Density stratification and planetary rotation distinguish three-dimensional island wakes significantly from a classical fluid dynamical flow around an obstacle. A numerical model is used to study the formation and evolution of flow around an idealized island in deep water (i.e., with vertical island sides and surface-intensified stratification and upstream flow), focusing on wake instability, coherent vortex formation, and mesoscale and submesoscale eddy activity. In a baseline experiment with strong vorticity generation at the island, three types of instability are evident: centrifugal, barotropic, and baroclinic. Sensitivities are shown to three nondimensional parameters: the Reynolds number (Re), Rossby number (Ro), and Burger number (Bu).

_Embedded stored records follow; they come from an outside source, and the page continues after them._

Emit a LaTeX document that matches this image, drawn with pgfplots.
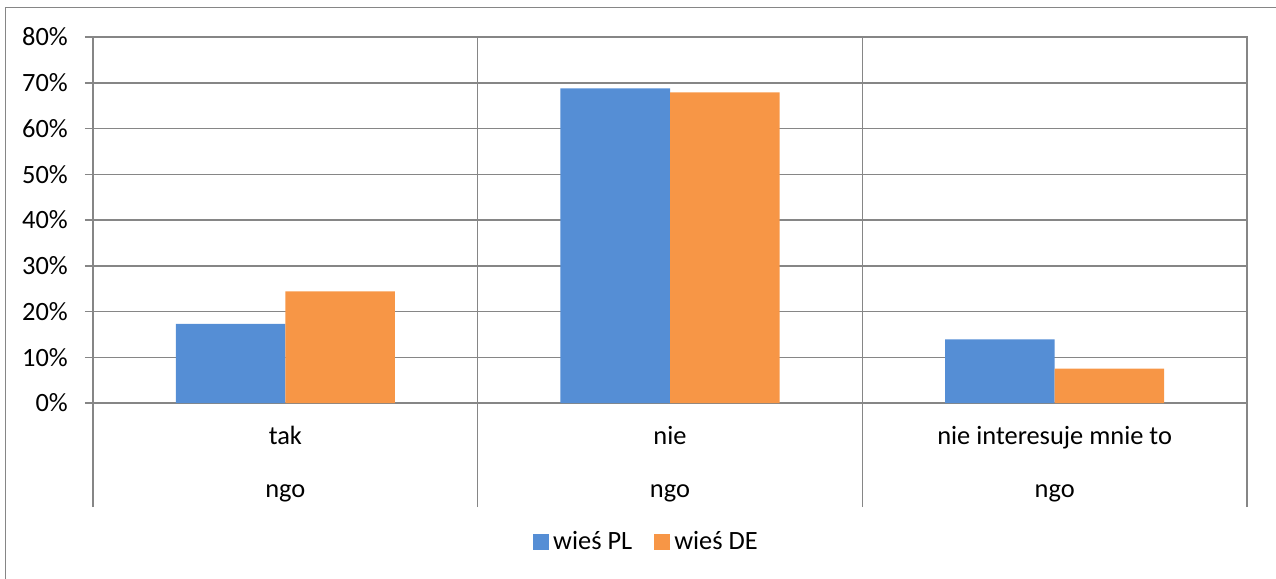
\documentclass[border=0pt]{standalone}
\usepackage{fontspec}
\setmainfont{Carlito}
\usepackage{pgfplots}
\pgfplotsset{compat=1.18}
\definecolor{plblue}{RGB}{85,142,213}
\definecolor{deorange}{RGB}{247,150,70}
\definecolor{gridgray}{RGB}{134,134,134}
\pgfplotstableread{
x pl de
0 17.3 24.4
1 68.8 67.9
2 13.9 7.5
}\datatable
\begin{document}
\fontsize{13.2}{15.8}\selectfont
\begin{tikzpicture}
\path[use as bounding box] (0,0) rectangle (638pt,-289.5pt);
\draw[gridgray, line width=0.5pt] (2.5pt,-291pt) -- (2.5pt,-3.5pt) -- (640pt,-3.5pt);
\begin{axis}[
  at={(46.5pt,-201.5pt)}, anchor=south west,
  scale only axis, width=577pt, height=183pt,
  ymin=0, ymax=80, ytick={0,10,...,80},
  xmin=-0.5, xmax=2.5,
  xtick={0,1,2},
  xticklabels={{tak\\ngo},{nie\\ngo},{nie interesuje mnie to\\ngo}},
  xticklabel style={align=center, font=\fontsize{13.2}{26.5}\selectfont, yshift=-3pt},
  yticklabel={\pgfmathprintnumber{\tick}\%},
  yticklabel style={font=\fontsize{13.2}{15.8}\selectfont, xshift=-4pt},
  /pgf/number format/assume math mode=true,
  ybar=0pt, bar width=54.75pt,
  axis line style={gridgray, line width=0.75pt},
  ymajorgrids, major grid style={gridgray, line width=0.75pt},
  tick align=outside, major tick length=4pt,
  xtick pos=left, ytick pos=left,
  x tick style={draw=none},
  y tick style={gridgray, line width=0.75pt},
  extra x ticks={-0.5,0.5,1.5,2.5},
  extra x tick labels={},
  extra x tick style={major tick length=52pt, xmajorgrids,
    x tick style={draw=gridgray, line width=0.75pt}},
  legend style={at={(0.4805,-0.38)}, anchor=center, draw=none,
    legend columns=2, font=\fontsize{13.2}{15.8}\selectfont,
    /tikz/every even column/.append style={column sep=9pt}},
  legend image code/.code={\draw[#1, draw=none] (0pt,-4pt) rectangle (8pt,4pt);},
]
\addplot[fill=plblue, draw=none] table[x=x, y=pl] {\datatable};
\addplot[fill=deorange, draw=none] table[x=x, y=de] {\datatable};
\legend{wieś PL, wieś DE}
\end{axis}
\end{tikzpicture}
\end{document}
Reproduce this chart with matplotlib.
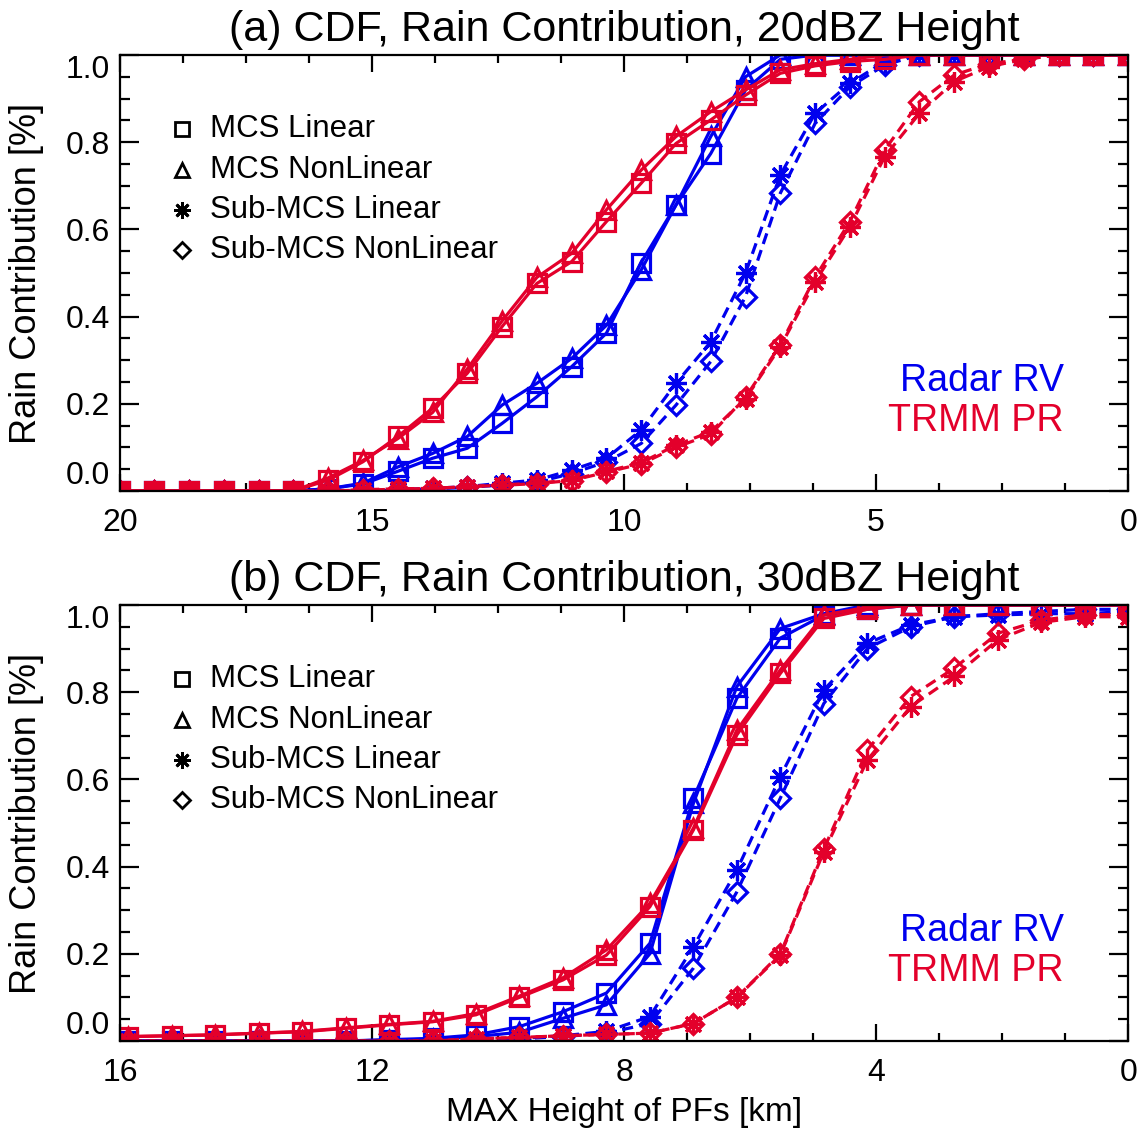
import matplotlib
matplotlib.use("Agg")
import matplotlib.pyplot as plt
from matplotlib.ticker import MultipleLocator

plt.rcParams["font.family"] = ["Liberation Sans", "DejaVu Sans"]

# Hoehen-Bins (km)
hoehe_a = [0.0, 0.69, 1.38, 2.07, 2.76, 3.45, 4.14, 4.83, 5.52, 6.21,
           6.90, 7.59, 8.28, 8.97, 9.66, 10.35, 11.04, 11.73, 12.42, 13.11,
           13.80, 14.49, 15.18, 15.87, 16.56, 17.25, 17.94, 18.63, 19.32, 20.0]
hoehe_b = [0.0, 0.69, 1.38, 2.07, 2.76, 3.45, 4.14, 4.83, 5.52, 6.21,
           6.90, 7.59, 8.28, 8.97, 9.66, 10.35, 11.04, 11.73, 12.42, 13.11,
           13.80, 14.49, 15.18, 15.87]

# (a) 20 dBZ
a_rv_mcs_lin = [1, 1, 1, 1, 1, 1, 1, 1, 1, 1, 0.99, 0.92, 0.774, 0.656, 0.524,
                0.362, 0.285, 0.216, 0.155, 0.098, 0.075, 0.045, 0.016, 0.005,
                0, 0, 0, 0, 0, 0]
a_rv_mcs_non = [1, 1, 1, 1, 1, 1, 1, 1, 1, 1, 1, 0.95, 0.813, 0.656, 0.507,
                0.38, 0.304, 0.247, 0.197, 0.125, 0.086, 0.055, 0.018, 0.005,
                0, 0, 0, 0, 0, 0]
a_rv_sub_lin = [1, 1, 1, 1, 1, 1, 1, 0.985, 0.935, 0.866, 0.725, 0.5, 0.342,
                0.247, 0.14, 0.075, 0.048, 0.025, 0.018, 0.01, 0.006, 0.003,
                0, 0, 0, 0, 0, 0, 0, 0]
a_rv_sub_non = [1, 1, 1, 1, 1, 1, 1, 0.977, 0.927, 0.843, 0.683, 0.446, 0.297,
                0.197, 0.109, 0.067, 0.04, 0.02, 0.014, 0.008, 0.005, 0.002,
                0, 0, 0, 0, 0, 0, 0, 0]
a_pr_mcs_lin = [1, 1, 1, 1, 1, 1, 1, 0.99, 0.985, 0.975, 0.958, 0.908, 0.851,
                0.797, 0.706, 0.618, 0.526, 0.476, 0.377, 0.27, 0.19, 0.125,
                0.067, 0.025, 0, 0, 0, 0, 0, 0]
a_pr_mcs_non = [1, 1, 1, 1, 1, 1, 1, 1, 0.99, 0.98, 0.966, 0.92, 0.87, 0.813,
                0.736, 0.645, 0.545, 0.49, 0.39, 0.28, 0.18, 0.12, 0.07, 0.03,
                0, 0, 0, 0, 0, 0]
a_pr_sub_lin = [1, 1, 1, 0.99, 0.973, 0.939, 0.866, 0.767, 0.606, 0.48, 0.331,
                0.212, 0.136, 0.105, 0.065, 0.045, 0.025, 0.018, 0.014, 0.01,
                0.006, 0.005, 0.003, 0, 0, 0, 0, 0, 0, 0]
a_pr_sub_non = [1, 1, 1, 0.99, 0.98, 0.954, 0.893, 0.782, 0.618, 0.49, 0.335,
                0.215, 0.13, 0.1, 0.062, 0.043, 0.024, 0.017, 0.013, 0.01,
                0.006, 0.004, 0.002, 0, 0, 0, 0, 0, 0, 0]

# (b) 30 dBZ
b_rv_mcs_lin = [1, 1, 1, 1, 1, 1, 0.99, 0.977, 0.924, 0.786, 0.557, 0.224,
                0.11, 0.067, 0.033, 0.014, 0.006, 0.003, 0, 0, 0, 0, 0, 0]
b_rv_mcs_non = [1, 1, 1, 1, 1, 1, 1, 0.98, 0.946, 0.813, 0.545, 0.2, 0.083,
                0.052, 0.02, 0.01, 0.004, 0.002, 0, 0, 0, 0, 0, 0]
b_rv_sub_lin = [0.985, 0.98, 0.98, 0.977, 0.973, 0.954, 0.912, 0.805, 0.606,
                0.392, 0.216, 0.056, 0.022, 0.012, 0.006, 0.003, 0, 0, 0, 0,
                0, 0, 0, 0]
b_rv_sub_non = [0.99, 0.99, 0.985, 0.98, 0.973, 0.95, 0.9, 0.774, 0.557,
                0.342, 0.167, 0.04, 0.018, 0.01, 0.005, 0, 0, 0, 0, 0, 0, 0,
                0, 0]
b_pr_mcs_lin = [1, 1, 1, 1, 1, 1, 0.99, 0.969, 0.843, 0.702, 0.484, 0.308,
                0.197, 0.14, 0.1, 0.06, 0.044, 0.037, 0.029, 0.021, 0.018,
                0.014, 0.012, 0.01]
b_pr_mcs_non = [1, 1, 1, 1, 1, 1, 0.995, 0.977, 0.851, 0.713, 0.488, 0.316,
                0.209, 0.145, 0.103, 0.063, 0.045, 0.038, 0.03, 0.022, 0.018,
                0.014, 0.012, 0.01]
b_pr_sub_lin = [0.973, 0.973, 0.96, 0.92, 0.836, 0.767, 0.644, 0.434, 0.197,
                0.1, 0.04, 0.018, 0.015, 0.012, 0.008, 0.005, 0, 0, 0, 0, 0,
                0, 0, 0]
b_pr_sub_non = [0.978, 0.978, 0.965, 0.935, 0.855, 0.79, 0.667, 0.44, 0.2,
                0.1, 0.04, 0.018, 0.015, 0.012, 0.008, 0.005, 0, 0, 0, 0, 0,
                0, 0, 0]

blau = "#0000EE"
rot = "#E3002B"
asterisk = (8, 2, 0)

kategorien = ["MCS Linear", "MCS NonLinear", "Sub-MCS Linear", "Sub-MCS NonLinear"]
symbole = ["s", "^", asterisk, "D"]
groessen = [13, 13, 15, 10]
linien = ["-", "-", (0, (3.5, 2)), (0, (3.5, 2))]


def panel(ax, x, reihen, titel, xmax, xmajor, xminor):
    # erst Radar (blau), dann TRMM (rot) darueber
    for farbe, serien in reihen:
        for y, sym, ms, ls in zip(serien, symbole, groessen, linien):
            ax.plot(x, y, color=farbe, linestyle=ls, linewidth=2.3,
                    marker=sym, markersize=ms, markerfacecolor="none",
                    markeredgewidth=2.3, markeredgecolor=farbe)

    ax.set_xlim(xmax, 0)
    ax.set_ylim(0, 1)
    ax.xaxis.set_major_locator(MultipleLocator(xmajor))
    ax.xaxis.set_minor_locator(MultipleLocator(xminor))
    ax.set_yticks([0, 0.2, 0.4, 0.6, 0.8, 1.0])
    ax.set_yticklabels(["0.0", "0.2", "0.4", "0.6", "0.8", "1.0"])
    ax.yaxis.set_minor_locator(MultipleLocator(0.05))

    ax.tick_params(which="both", direction="in", top=True, right=True,
                   width=1.6, labelsize=23)
    ax.tick_params(axis="x", which="major", length=12, pad=12)
    ax.tick_params(axis="x", which="minor", length=6)
    ax.tick_params(axis="y", which="major", length=14, pad=7)
    ax.tick_params(axis="y", which="minor", length=7)
    for s in ax.spines.values():
        s.set_linewidth(1.6)

    labels = ax.get_yticklabels()
    labels[0].set_va("bottom")
    labels[-1].set_va("top")

    ax.set_title(titel, fontsize=31, pad=10)
    ax.set_ylabel("Rain Contribution [%]", fontsize=26)
    ax.yaxis.set_label_coords(-0.075, 0.5)

    # Legende der Symbole
    ly = [0.830, 0.736, 0.644, 0.553]
    for name, sym, ms, yy in zip(kategorien, symbole, groessen, ly):
        ax.plot([0.0615], [yy], transform=ax.transAxes, marker=sym,
                markersize=ms * 0.8, markerfacecolor="none",
                markeredgecolor="black", markeredgewidth=2.0,
                linestyle="none", clip_on=False)
        ax.text(0.089, yy, name, transform=ax.transAxes, fontsize=22.5,
                va="center", ha="left")

    ax.text(0.936, 0.252, "Radar RV", color=blau, fontsize=27,
            transform=ax.transAxes, ha="right", va="center")
    ax.text(0.936, 0.160, "TRMM PR", color=rot, fontsize=27,
            transform=ax.transAxes, ha="right", va="center")


fig = plt.figure(figsize=(11.43, 11.31), dpi=100)
ax1 = fig.add_axes([0.105, 0.5659, 0.882, 0.3855])
ax2 = fig.add_axes([0.105, 0.0796, 0.882, 0.3855])

panel(ax1, hoehe_a,
      [(blau, [a_rv_mcs_lin, a_rv_mcs_non, a_rv_sub_lin, a_rv_sub_non]),
       (rot, [a_pr_mcs_lin, a_pr_mcs_non, a_pr_sub_lin, a_pr_sub_non])],
      "(a) CDF, Rain Contribution, 20dBZ Height", 20, 5, 1.25)

panel(ax2, hoehe_b,
      [(blau, [b_rv_mcs_lin, b_rv_mcs_non, b_rv_sub_lin, b_rv_sub_non]),
       (rot, [b_pr_mcs_lin, b_pr_mcs_non, b_pr_sub_lin, b_pr_sub_non])],
      "(b) CDF, Rain Contribution, 30dBZ Height", 16, 4, 1)

ax2.set_xlabel("MAX Height of PFs [km]", fontsize=24)
ax2.xaxis.set_label_coords(0.5, -0.128)

fig.savefig("out.png", dpi=100)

The dependence on Re is similar to the classical wake in its transition to turbulence, but in contrast the island wake contains coherent eddies no matter how large the Re value. When Re is large enough, the shear layer at the island is so narrow that the vertical component of vorticity is larger than the Coriolis frequency in the near wake, leading to centrifugal instability on the anticyclonic side. As Bu decreases the eddy size shrinks from the island breadth to the baroclinic deformation radius, and the eddy generation process shifts from barotropic to baroclinic instability. For small Ro values, the wake dynamics is symmetric with respect to cyclonic and anticyclonic eddies. At intermediate Ro and Bu values, the anticyclonic eddies are increasingly more robust than cyclonic ones as Ro/Bu increases, but for large Re and Ro values, centrifugal instability weakens the anticyclonic eddies while cyclonic eddies remain coherent.